◆ DIRECTIVE:
Starting at the first line of the data, please print exactly those lines through the one that holds "const Y_TITLE = 'Score on Item';", omitting every picture.

◆ DATA SECTION:

^^^^^^^^^^^^^^^^

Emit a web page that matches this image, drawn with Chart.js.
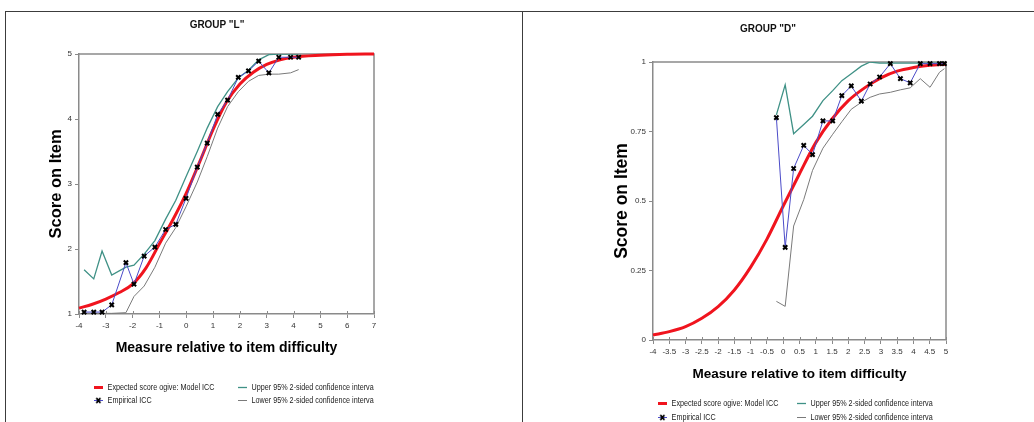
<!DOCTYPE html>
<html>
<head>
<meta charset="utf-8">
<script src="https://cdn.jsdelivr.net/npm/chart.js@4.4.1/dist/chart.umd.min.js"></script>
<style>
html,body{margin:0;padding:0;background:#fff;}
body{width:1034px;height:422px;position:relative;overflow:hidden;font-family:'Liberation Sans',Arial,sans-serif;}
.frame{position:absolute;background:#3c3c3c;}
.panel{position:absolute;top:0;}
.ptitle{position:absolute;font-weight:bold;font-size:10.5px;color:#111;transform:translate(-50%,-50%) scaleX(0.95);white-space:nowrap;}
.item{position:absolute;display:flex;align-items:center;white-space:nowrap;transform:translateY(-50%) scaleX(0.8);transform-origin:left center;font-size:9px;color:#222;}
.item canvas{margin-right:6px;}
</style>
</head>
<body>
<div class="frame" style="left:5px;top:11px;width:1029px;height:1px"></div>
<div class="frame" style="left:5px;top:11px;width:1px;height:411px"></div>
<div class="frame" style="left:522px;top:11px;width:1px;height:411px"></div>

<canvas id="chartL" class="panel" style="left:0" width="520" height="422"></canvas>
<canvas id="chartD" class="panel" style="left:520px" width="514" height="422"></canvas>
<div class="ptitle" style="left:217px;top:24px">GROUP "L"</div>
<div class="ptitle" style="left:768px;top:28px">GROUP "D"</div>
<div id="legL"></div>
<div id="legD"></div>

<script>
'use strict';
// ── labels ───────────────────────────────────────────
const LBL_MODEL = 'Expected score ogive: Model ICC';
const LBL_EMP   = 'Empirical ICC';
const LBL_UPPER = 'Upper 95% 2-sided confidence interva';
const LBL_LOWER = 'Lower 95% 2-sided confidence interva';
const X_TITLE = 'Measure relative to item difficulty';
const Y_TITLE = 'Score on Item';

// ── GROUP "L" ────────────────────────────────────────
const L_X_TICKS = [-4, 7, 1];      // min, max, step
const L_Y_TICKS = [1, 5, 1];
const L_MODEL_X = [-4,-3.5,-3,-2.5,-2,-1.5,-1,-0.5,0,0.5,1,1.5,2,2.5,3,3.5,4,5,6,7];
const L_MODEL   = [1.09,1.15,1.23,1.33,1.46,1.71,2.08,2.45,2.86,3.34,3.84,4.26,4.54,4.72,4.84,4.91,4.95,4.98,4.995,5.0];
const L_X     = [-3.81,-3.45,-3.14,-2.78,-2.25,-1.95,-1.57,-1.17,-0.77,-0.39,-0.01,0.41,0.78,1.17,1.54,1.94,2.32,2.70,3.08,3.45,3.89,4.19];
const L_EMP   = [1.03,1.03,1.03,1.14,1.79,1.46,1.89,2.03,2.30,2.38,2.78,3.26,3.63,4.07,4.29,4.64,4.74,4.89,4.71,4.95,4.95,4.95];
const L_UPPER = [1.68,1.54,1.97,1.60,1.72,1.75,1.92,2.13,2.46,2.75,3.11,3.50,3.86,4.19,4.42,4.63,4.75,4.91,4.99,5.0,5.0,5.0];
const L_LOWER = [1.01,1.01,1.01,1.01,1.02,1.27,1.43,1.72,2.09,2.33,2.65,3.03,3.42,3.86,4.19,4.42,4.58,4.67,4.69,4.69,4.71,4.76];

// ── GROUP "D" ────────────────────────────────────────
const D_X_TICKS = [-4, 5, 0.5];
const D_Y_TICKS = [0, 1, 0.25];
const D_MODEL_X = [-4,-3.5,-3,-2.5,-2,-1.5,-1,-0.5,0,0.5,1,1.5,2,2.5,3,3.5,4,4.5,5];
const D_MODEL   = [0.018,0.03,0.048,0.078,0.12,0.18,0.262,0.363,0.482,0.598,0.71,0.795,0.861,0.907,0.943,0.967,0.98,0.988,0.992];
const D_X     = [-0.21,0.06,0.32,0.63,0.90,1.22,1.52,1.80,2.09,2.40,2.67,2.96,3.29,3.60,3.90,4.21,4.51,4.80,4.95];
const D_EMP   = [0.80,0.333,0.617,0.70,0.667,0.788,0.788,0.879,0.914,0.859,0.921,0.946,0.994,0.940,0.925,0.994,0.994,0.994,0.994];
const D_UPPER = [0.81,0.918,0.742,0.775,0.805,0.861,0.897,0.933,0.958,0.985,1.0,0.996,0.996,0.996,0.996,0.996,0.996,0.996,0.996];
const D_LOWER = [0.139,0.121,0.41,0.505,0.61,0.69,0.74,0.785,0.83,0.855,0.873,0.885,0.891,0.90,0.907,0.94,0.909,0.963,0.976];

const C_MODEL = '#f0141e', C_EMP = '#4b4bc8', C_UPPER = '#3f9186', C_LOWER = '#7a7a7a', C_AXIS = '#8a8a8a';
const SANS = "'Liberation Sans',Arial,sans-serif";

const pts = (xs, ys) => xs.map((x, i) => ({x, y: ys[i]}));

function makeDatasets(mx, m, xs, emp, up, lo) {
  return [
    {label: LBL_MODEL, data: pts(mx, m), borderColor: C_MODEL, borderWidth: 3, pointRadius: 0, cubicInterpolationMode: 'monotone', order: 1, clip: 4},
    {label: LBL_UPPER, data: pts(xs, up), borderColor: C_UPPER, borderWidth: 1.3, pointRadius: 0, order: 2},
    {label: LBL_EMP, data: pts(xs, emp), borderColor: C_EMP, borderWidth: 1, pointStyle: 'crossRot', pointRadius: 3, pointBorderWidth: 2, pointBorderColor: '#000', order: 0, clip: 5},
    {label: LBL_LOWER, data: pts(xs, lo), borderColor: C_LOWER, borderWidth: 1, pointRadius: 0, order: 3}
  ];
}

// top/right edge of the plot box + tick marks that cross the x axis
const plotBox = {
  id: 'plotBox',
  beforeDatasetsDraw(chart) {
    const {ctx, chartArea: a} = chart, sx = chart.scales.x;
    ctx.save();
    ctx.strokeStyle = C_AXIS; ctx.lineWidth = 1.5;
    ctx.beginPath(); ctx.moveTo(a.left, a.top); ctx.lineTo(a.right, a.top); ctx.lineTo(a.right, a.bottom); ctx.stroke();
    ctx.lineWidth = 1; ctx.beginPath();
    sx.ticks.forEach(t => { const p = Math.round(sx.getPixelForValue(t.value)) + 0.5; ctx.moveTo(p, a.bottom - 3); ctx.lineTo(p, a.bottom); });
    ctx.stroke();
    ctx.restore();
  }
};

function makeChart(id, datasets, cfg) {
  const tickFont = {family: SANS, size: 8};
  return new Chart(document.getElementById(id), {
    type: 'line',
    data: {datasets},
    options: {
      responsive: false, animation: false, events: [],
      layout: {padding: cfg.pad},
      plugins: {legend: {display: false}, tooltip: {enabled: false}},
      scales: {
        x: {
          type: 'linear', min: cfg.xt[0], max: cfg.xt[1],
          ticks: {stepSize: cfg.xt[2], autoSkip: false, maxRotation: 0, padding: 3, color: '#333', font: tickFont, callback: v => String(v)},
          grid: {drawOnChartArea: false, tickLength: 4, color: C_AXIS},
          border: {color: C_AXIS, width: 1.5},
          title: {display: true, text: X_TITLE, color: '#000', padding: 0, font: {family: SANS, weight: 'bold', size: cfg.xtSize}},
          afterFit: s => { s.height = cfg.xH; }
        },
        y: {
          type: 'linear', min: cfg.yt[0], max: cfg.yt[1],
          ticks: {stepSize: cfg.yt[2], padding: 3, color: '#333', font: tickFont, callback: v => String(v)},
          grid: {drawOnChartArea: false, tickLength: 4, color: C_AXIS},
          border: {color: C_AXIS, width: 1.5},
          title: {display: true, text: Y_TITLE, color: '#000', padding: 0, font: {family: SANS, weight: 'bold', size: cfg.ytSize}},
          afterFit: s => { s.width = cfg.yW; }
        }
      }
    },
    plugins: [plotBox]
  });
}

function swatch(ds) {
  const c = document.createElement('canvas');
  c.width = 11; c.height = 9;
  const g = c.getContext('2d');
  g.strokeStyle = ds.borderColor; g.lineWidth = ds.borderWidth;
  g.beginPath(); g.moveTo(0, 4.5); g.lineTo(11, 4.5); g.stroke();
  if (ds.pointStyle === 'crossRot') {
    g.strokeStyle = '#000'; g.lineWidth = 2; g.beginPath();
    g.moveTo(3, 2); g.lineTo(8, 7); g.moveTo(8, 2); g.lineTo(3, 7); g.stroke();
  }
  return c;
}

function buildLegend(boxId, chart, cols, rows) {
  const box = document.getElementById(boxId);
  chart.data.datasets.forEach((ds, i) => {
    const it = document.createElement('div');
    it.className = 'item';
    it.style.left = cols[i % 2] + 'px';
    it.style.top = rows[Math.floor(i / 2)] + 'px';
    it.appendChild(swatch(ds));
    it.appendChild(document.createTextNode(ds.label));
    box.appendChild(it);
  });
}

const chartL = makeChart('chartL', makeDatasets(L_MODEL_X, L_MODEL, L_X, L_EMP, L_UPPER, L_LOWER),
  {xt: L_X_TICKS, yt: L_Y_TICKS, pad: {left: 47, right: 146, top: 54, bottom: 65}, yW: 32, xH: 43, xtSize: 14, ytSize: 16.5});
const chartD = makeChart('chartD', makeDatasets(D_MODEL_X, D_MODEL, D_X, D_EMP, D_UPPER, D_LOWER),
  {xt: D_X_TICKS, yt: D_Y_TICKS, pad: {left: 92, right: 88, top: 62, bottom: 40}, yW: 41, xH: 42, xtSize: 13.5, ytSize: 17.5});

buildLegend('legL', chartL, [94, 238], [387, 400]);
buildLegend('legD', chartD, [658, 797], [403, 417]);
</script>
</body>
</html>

^^^^^^^^^^^^^^^^

◆ WRITTEN SOLUTION:
Emit a web page that matches this image, drawn with Chart.js.
<!DOCTYPE html>
<html>
<head>
<meta charset="utf-8">
<script src="https://cdn.jsdelivr.net/npm/chart.js@4.4.1/dist/chart.umd.min.js"></script>
<style>
html,body{margin:0;padding:0;background:#fff;}
body{width:1034px;height:422px;position:relative;overflow:hidden;font-family:'Liberation Sans',Arial,sans-serif;}
.frame{position:absolute;background:#3c3c3c;}
.panel{position:absolute;top:0;}
.ptitle{position:absolute;font-weight:bold;font-size:10.5px;color:#111;transform:translate(-50%,-50%) scaleX(0.95);white-space:nowrap;}
.item{position:absolute;display:flex;align-items:center;white-space:nowrap;transform:translateY(-50%) scaleX(0.8);transform-origin:left center;font-size:9px;color:#222;}
.item canvas{margin-right:6px;}
</style>
</head>
<body>
<div class="frame" style="left:5px;top:11px;width:1029px;height:1px"></div>
<div class="frame" style="left:5px;top:11px;width:1px;height:411px"></div>
<div class="frame" style="left:522px;top:11px;width:1px;height:411px"></div>

<canvas id="chartL" class="panel" style="left:0" width="520" height="422"></canvas>
<canvas id="chartD" class="panel" style="left:520px" width="514" height="422"></canvas>
<div class="ptitle" style="left:217px;top:24px">GROUP "L"</div>
<div class="ptitle" style="left:768px;top:28px">GROUP "D"</div>
<div id="legL"></div>
<div id="legD"></div>

<script>
'use strict';
// ── labels ───────────────────────────────────────────
const LBL_MODEL = 'Expected score ogive: Model ICC';
const LBL_EMP   = 'Empirical ICC';
const LBL_UPPER = 'Upper 95% 2-sided confidence interva';
const LBL_LOWER = 'Lower 95% 2-sided confidence interva';
const X_TITLE = 'Measure relative to item difficulty';
const Y_TITLE = 'Score on Item';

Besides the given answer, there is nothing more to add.